The White County Fair will open for the 78th consecutive year on Saturday, Sept. 6, and run through Saturday, Sept. 13. The fair features over 20 rides and a certified rodeo and has been a tremendous success over the last century, according to former Arkansas Fair Managers Association president Buddy Phillips.
Fair admision is $8 and the fair begins Saturday, Sept. 6. Sunday, Sept. 7, admission and parking are free, and tickets for rides will cost $1 each. A full schedule of events and hours of operation can be found at www.whitecountyfairgrounds.org.
Phillips said the fair is recognized as the largest county fair in the state and one of the top-10 county fairs in the nation. It has also become special to Harding students.
“It’s just a lot of fun to walk around, to see all the rides,” said senior Jay Gentry, who has gone to the fair the past two years. “It’s a good weekend activity.”
Phillips has been compiling a history of the White County Fair that dates back to its first event in 1883.
In 1887, the fair moved to Spring Street in Searcy and was held in tents and an old stave mill.
Phillips said the first White County Fair of Searcy featured livestock exhibits, displays from organizations such as 4-H and the garden club and merchant stands for hardware and farm equipment stores.
The White County Fair was held sporadically over the next 48 years, in part because of World War I and the Great Depression.
In the early 1940s, the fair moved to a building on Moore Street that was built by the National Youth Administration, a government agency that was a part of Franklin D. Roosevelt’s New Deal program. The building was on Searcy High School’s property and across from the McRae Football Field. The field hosted the fair’s horse races.
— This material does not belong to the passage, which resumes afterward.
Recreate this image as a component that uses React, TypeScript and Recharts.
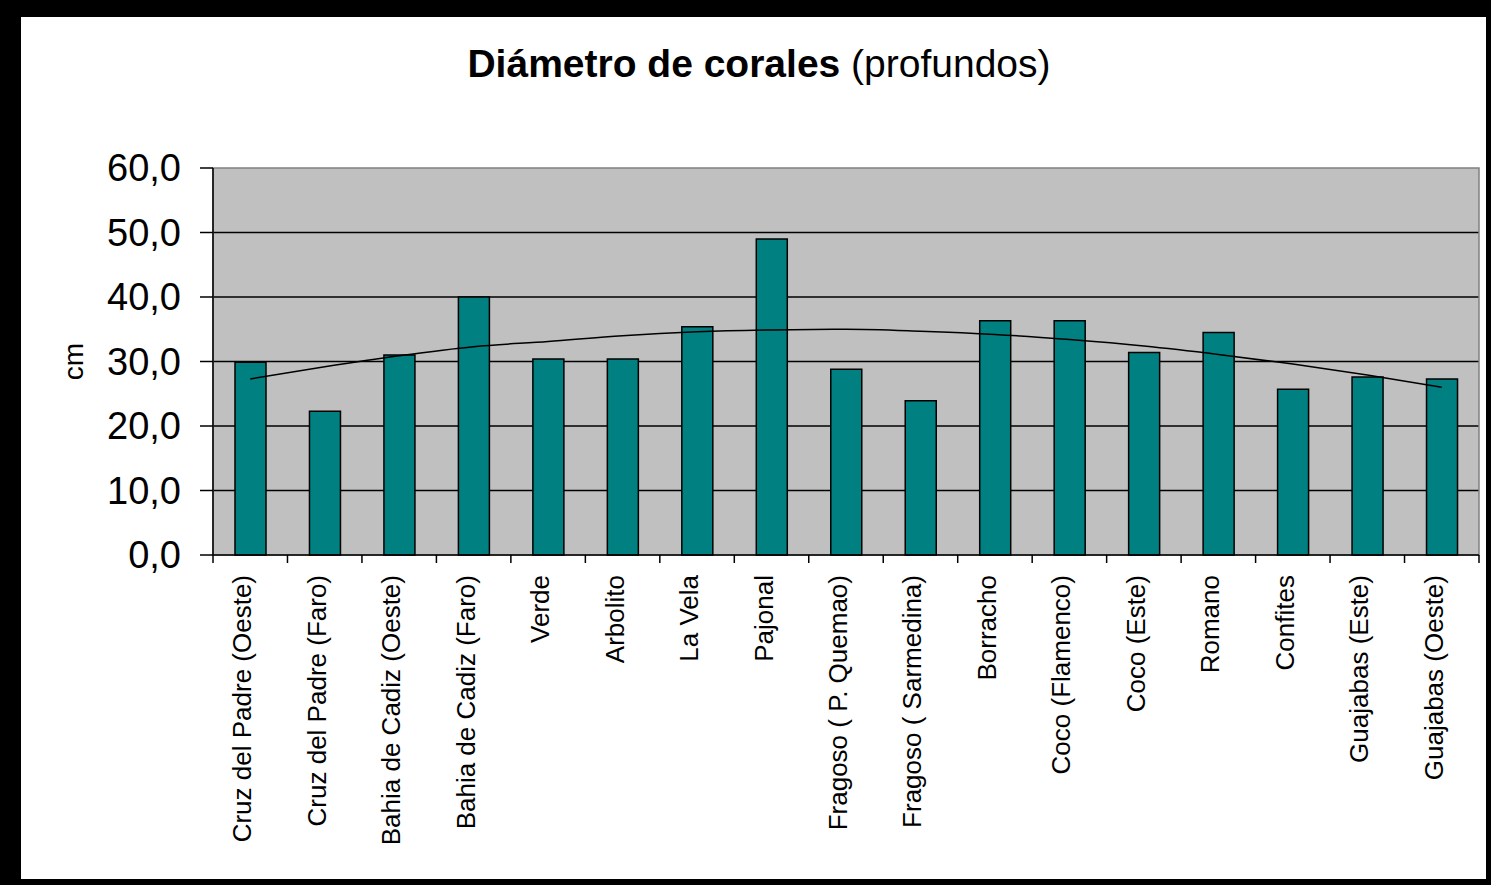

According to Phillips, the fair has been held at the White County Fair Grounds every year since 1954. This location on Davis Drive was originally outside of the city limits, where it had been a county farm that offered work and aid to the poor until the late 1940s.
Going into its 60th year at the White County Fair Grounds, the fair offers many attractions in addition to the traditional agriculture exhibits and carnival rides. In addition to the customary 4-H exhibits and quilt-making displays, this year’s White County Fair will feature a variety of events, from lawn mower races to an Elvis impersonator. According to board member Kim Harrison, this variety is what secured a turnout of over 70,000 visitors last year.
“We have such a draw from surrounding areas and counties,” Harrison said. “That’s just come over time, finding what the people want and presenting different things. A lot of counties don’t have a fair this size, so they’ll come to the White County fair and see something different.”
Phillips, who has been to each of the 75 fairs held within the state of Arkansas, believes that the fair’s rodeo and derby events are a big reason that the White County Fair draws the diverse audience that separates it from the state’s other county fairs.
“There’s not anything that draws a crowd as much as the demolition derby,” Phillips said. “That crowd’s not really a fair crowd . . . I guess the only time we’ve ever had a fight was at the derby pit, and it was two grandmothers.”
This representation of White County has made the fair a unique event for Harding students to attend.
“You get to see an entire culture that you don’t see that often,” Gentry said. “It’s something that’s so close but has nothing to do with Harding.”
Phillips and Harrison agree that it is the diversity of the fair’s attractions and visitors that have allowed the fair to serve as a feature of White County.
“I think it’s a celebration of the prosperity we have had here,” Phillips said. “White County is a very diversified county.”
To Harrison, the audience reflects the county’s community.
“It’s a gathering place,” Harrison said. “You see people you don’t see but one or two times a year. A lot of communities will have their own little festivals. Ours is the fair.”